Rioch maintains his club is his family and the theme recurs throughout, even to the extent of defining his transfer policy. He says he treats the players like sons and if, in turn, they have offspring, he is all the happier.
"We place a lot of emphasis in the club on a family environment with respect to the players, their wives, their children. Invariably I have bought players who have families, and the reason for that is not about ability but stability. Generally, a chap who has a wife and two or three kids will be at home having a sensible life, rather than me wondering whether they are in nightclubs or whatever. I have made a conscious effort to buy stability."
That stability will be challenged on Sunday by the club that has, the Graeme Souness era apart, mastered the family factor. Rioch says Liverpool have been the bench-mark for others to follow for three decades, but he has an FA Cup win at Anfield two years ago to boost hopes that his First Division team will confound expectation.

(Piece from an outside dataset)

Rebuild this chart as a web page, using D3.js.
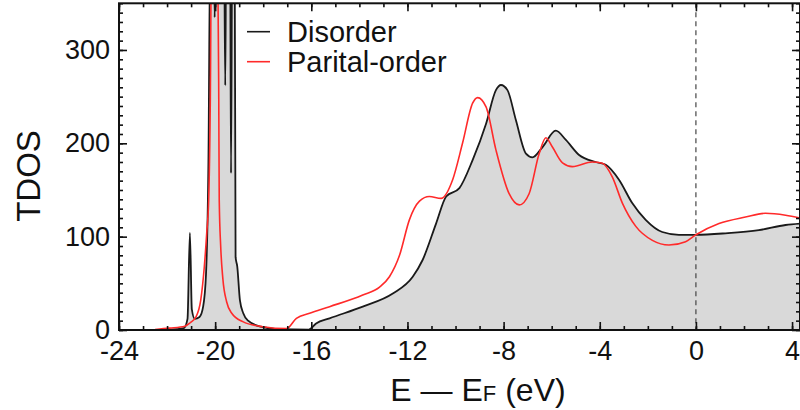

"The previous meeting has little relevance," he says, "although it proves we are capable of surprising them. We will be confident because the results in the League have bred that in us. We are going to a cup final with a team who have been playing well, and that makes a difference.
"That was highlighted in the semi-final against Swindon where they went a goal ahead here, 2-0 up on aggregate, but we always felt that if we could get a goal it would affect them deeply because they're struggling at the wrong end of the table. We scored, and nerves started to show in their team."
To such an extent that Bolton got three goals in the last 20 minutes for a 3-2 aggregate victory, a match that will linger in the minds of locals who have lived on a restricted diet since the club's great days of 40 years ago.
"Life's about good memories," Rioch added, "and in football you get more than most. The match against Swindon was a good night, and you take moments like that as they come. The next win is always a good memory."
And particularly so if it reaps Bolton their first major trophy since their FA Cup victory of 1958. A memory worthy of taking to a desert island. Along with a ball, of course.